Inductive case. Assume that $a_j \geq f_j$ for all $j \lt n$. By the Division Theorem, there exists an integer $q$ such that $a_n = q \cdot a_{n-1} + a_{n-2}$ and that $a_{n-2} \lt a_{n-1}$. Then $q \geq 1$ and \begin{align*} a_n &= q \cdot a_{n-1} + a_{n-2} \\ & \geq a_{n-1} + a_{n-2} \\ & \geq f_{n-1} + f_{n-2} & \text{by ind. hyp.} \\ & = f_n \end{align*} $\tag*{$\Box$}$

When analyzing algorithms, we are concerned with the number of elementary operations that are performed in proportion to the size of the input and we are concerned with the growth of this function.

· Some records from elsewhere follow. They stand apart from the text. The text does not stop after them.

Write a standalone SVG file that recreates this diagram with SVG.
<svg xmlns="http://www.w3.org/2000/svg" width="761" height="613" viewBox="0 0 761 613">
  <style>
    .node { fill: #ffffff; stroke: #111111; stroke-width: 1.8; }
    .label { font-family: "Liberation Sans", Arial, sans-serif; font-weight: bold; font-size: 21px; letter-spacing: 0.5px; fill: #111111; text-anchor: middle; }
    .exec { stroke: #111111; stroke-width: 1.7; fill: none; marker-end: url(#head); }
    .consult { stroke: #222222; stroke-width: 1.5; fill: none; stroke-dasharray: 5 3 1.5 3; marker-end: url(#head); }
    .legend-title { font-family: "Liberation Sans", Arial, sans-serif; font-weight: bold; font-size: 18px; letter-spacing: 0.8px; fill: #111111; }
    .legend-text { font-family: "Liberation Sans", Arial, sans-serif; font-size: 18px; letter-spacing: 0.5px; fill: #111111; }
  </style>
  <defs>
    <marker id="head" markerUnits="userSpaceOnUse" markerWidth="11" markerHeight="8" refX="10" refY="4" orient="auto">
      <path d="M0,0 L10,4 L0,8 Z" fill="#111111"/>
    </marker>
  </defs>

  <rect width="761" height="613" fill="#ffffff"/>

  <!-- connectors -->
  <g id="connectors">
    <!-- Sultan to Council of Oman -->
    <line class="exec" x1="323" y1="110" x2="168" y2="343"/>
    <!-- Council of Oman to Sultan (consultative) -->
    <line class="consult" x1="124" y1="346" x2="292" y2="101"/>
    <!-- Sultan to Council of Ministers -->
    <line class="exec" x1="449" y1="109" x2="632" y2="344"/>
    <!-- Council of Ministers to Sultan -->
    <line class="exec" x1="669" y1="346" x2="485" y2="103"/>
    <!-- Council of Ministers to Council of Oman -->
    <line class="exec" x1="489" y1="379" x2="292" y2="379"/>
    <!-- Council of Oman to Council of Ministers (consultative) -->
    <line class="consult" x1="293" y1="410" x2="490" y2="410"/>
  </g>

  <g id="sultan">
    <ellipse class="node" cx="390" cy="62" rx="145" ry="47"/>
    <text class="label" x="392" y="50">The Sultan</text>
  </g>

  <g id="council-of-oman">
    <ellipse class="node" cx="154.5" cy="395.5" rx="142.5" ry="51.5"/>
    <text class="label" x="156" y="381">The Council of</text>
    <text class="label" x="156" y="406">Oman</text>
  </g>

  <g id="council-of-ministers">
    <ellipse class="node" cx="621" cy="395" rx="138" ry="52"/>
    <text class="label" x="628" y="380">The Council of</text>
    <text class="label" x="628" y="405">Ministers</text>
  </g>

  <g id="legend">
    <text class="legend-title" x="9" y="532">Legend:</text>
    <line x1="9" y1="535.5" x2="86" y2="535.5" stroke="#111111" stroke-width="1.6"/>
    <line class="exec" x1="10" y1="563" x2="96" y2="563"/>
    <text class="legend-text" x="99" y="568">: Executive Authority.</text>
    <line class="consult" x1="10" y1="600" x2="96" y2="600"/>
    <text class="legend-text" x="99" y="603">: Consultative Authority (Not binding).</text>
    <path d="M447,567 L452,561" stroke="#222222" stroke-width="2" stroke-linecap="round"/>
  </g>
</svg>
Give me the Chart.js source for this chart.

Here, we consider the number of divisions to be our elementary operation, since that's the most important and costly operation we execute.

Corollary 11.6. Let $a \gt b \geq 0$ be natural numbers such that the representation of $a$ requires $d$ decimal digits and the calculation of $\gcd(a,b)$ via Euclid's algorithm requires $k$ division steps. Then $k \leq 5 \cdot d$.

Proof. Since the decimal representation of $a$ requires $d$ digits, we have $a \lt 10^d$. If the computation of $\gcd(a,b)$ by Euclid's algorithm requires $k$ steps, by Lamé's Theorem, we have $a \geq f_k$. Then we have \begin{align*} f_k &\lt 10^d \\ \frac{\varphi^k}{\sqrt 5} &\leq 10^d \\ k \log \varphi - \frac{\log 5}{2} &\leq d \log 10 \\ k &\leq \frac{d \log 10}{\log \varphi} - \frac{\log 5}{2 \log \varphi} \\ k &\leq 4.789d + 1.673 \end{align*} That this implies $k \leq 5d$ is clear for large $d$. For small $d$, we can check the values by hand. $\tag*{$\Box$}$

This is a neat result that goes back to our brief discussion about the efficiency of trying to find a gcd. What Lamé's theorem tells us is that Euclid's algorithm executes operations roughly linearly to the number of digits of the largest number $a$. The number of digits of a number turns out to be about $\log a$, so Euclid's algorithm scales roughly logarithmically with $a$.

If we compare this to the computing all the divisors method, we would be executing approximately as many operations as there are numbers from 1 to $n$. This means that our naive algorithm scales roughly linearly with $a$. Comparing the two algorithms, we have an approximately exponential difference between the two.